How to prove this necessary and sufficient condition for tree in graph theory?

Question

Let $0<d_1\leq\ldots\leq d_n$ be integers. Show that there exists a tree with degrees $d_1,\ldots,d_n$ if and only if $d_1+\ldots+d_n=2n-2$.

Answer 1

HINT: One direction is easy: if $T$ is a tree with $n$ vertices, then $T$ has how many edges? What does that tell you about the sum of the degrees of the vertices?
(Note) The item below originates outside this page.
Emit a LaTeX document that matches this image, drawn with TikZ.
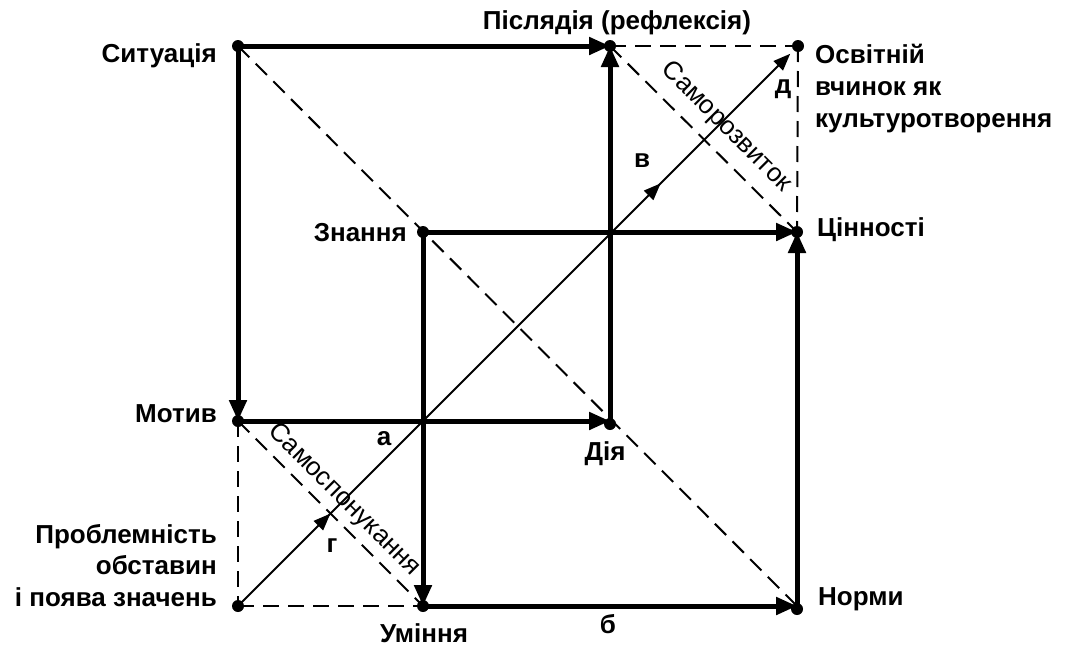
\documentclass[tikz,border=0pt]{standalone}
\usepackage{fontspec}
\setmainfont{Liberation Sans}
\usetikzlibrary{arrows.meta,decorations.markings}
\begin{document}
\begin{tikzpicture}[x=1pt,y=-1pt,
  lbl/.style={font=\fontsize{26}{32}\selectfont\bfseries, inner sep=0pt},
  rlbl/.style={font=\fontsize{26}{32}\selectfont, inner sep=0pt},
  thickarr/.style={line width=5pt, -{Triangle[length=21pt,width=17pt]}},
  dashline/.style={line width=2pt, dash pattern=on 16pt off 9pt},
  thinline/.style={line width=2pt},
  thintip/.style={-{Triangle[length=17pt,width=13pt]}},
  dot/.style={circle, fill=black, inner sep=0pt, minimum size=12pt}]
\useasboundingbox (0,0) rectangle (1068,648);

% points
\coordinate (S) at (238,46);
\coordinate (P) at (610,46);
\coordinate (O) at (798,46);
\coordinate (Z) at (423,232);
\coordinate (C) at (797,232);
\coordinate (M) at (238,421);
\coordinate (D) at (610,421);
\coordinate (Pr) at (238,606);
\coordinate (U) at (423,606);
\coordinate (N) at (797,606);

% dashed lines
\draw[dashline] (S) -- (N);
\draw[dashline] (P) -- (C);
\draw[dashline] (M) -- (U);
\draw[dashline] (P) -- (O);
\draw[dashline] (O) -- (C);
\draw[dashline] (M) -- (Pr);
\draw[dashline] (Pr) -- (U);

% thin diagonal
\draw[thinline, thintip, shorten >=11pt,
  postaction={decorate},
  decoration={markings,
    mark=at position 0.165 with {\arrow{Triangle[length=17pt,width=13pt]}},
    mark=at position 0.755 with {\arrow{Triangle[length=17pt,width=13pt]}}}]
  (Pr) -- (O);

% thick arrows
\draw[thickarr] (S) -- (P);
\draw[thickarr] (S) -- (M);
\draw[thickarr] (M) -- (D);
\draw[thickarr] (D) -- (P);
\draw[thickarr] (Z) -- (C);
\draw[thickarr] (Z) -- (U);
\draw[thickarr] (U) -- (N);
\draw[thickarr] (N) -- (C);

% dots
\node[dot] (dS) at (S) {};
\node[dot] (dP) at (P) {};
\node[dot] (dO) at (O) {};
\node[dot] (dZ) at (Z) {};
\node[dot] (dC) at (C) {};
\node[dot] (dM) at (M) {};
\node[dot] (dD) at ([yshift=-3pt]D) {};
\node[dot] (dPr) at (Pr) {};
\node[dot] (dU) at (U) {};
\node[dot] (dN) at ([yshift=-3pt]N) {};

% labels
\node[lbl, anchor=base east] (tS) at (217,62) {Ситуація};
\node[lbl, anchor=base] (tP) at (617,29) {Післядія (рефлексія)};
\node[lbl, anchor=base west] (tO1) at (815,63) {Освітній};
\node[lbl, anchor=base west] (tO2) at (815,95) {вчинок як};
\node[lbl, anchor=base west] (tO3) at (815,127) {культуротворення};
\node[lbl, anchor=base east] (tZ) at (407,241) {Знання};
\node[lbl, anchor=base west] (tC) at (817,236) {Цінності};
\node[lbl, anchor=base east] (tM) at (217,422) {Мотив};
\node[lbl, anchor=base] (tD) at (605,460) {Дія};
\node[lbl, anchor=base east] (tPr1) at (217,543) {Проблемність};
\node[lbl, anchor=base east] (tPr2) at (217,574) {обставин};
\node[lbl, anchor=base east] (tPr3) at (217,606) {і поява значень};
\node[lbl, anchor=base] (tU) at (424,642) {Уміння};
\node[lbl, anchor=base west] (tN) at (818,605) {Норми};
\node[lbl, anchor=base] (la) at (384,445) {а};
\node[lbl, anchor=base] (lb) at (608,633) {б};
\node[lbl, anchor=base] (lv) at (642,167) {в};
\node[lbl, anchor=base] (lg) at (332,552) {г};
\node[lbl, anchor=base] (ld) at (783,93) {д};
\node[rlbl, rotate=-45] (rs1) at (344,500) {Самоспонукання};
\node[rlbl, rotate=-45] (rs2) at (726,127) {Саморозвиток};
\end{tikzpicture}
\end{document}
For the other direction, first show that if $0<d_1\le\ldots\le d_n$, and $\sum_{k=1}^nd_k=2n-2$, then $d_1=1$. Then prove by induction on $n$ that if $0<d_1\le\ldots\le d_n$, and $\sum_{k=1}^nd_k=2n-2$, then there is a tree with $n$ vertices whose degrees are $d_1,\ldots,d_n$. For the induction step assume that the result is true for $n$, and suppose that $0<d_1\le\ldots\le d_{n+1}$ and $\sum_{k=1}^{n+1}d_k=2n$. You know that $d_1=1$. You also know that if $n\ge 2$, then $d_{n+1}>1$; why? Let $k$ be the smallest subscript such that $d_k>1$. Then

$$0<d_2\le\ldots\le d_{k-1}\le d_k-1\le d_{k+1}\le\ldots\le d_{n+1}\;,$$

and

$$d_2+\ldots+d_{k-1}+(d_k-1)+d_{k+1}+\ldots+d_{n+1}=2n-2\;,$$

so there is a tree with $n$ vertices whose degrees are $d_2,\ldots,d_{k-1},d_k-1,d_{k+1},\ldots,d_{n+1}$. Use this tree to build a tree with $n+1$ vertices whose degrees are $d_1,\ldots,d_{n+1}$.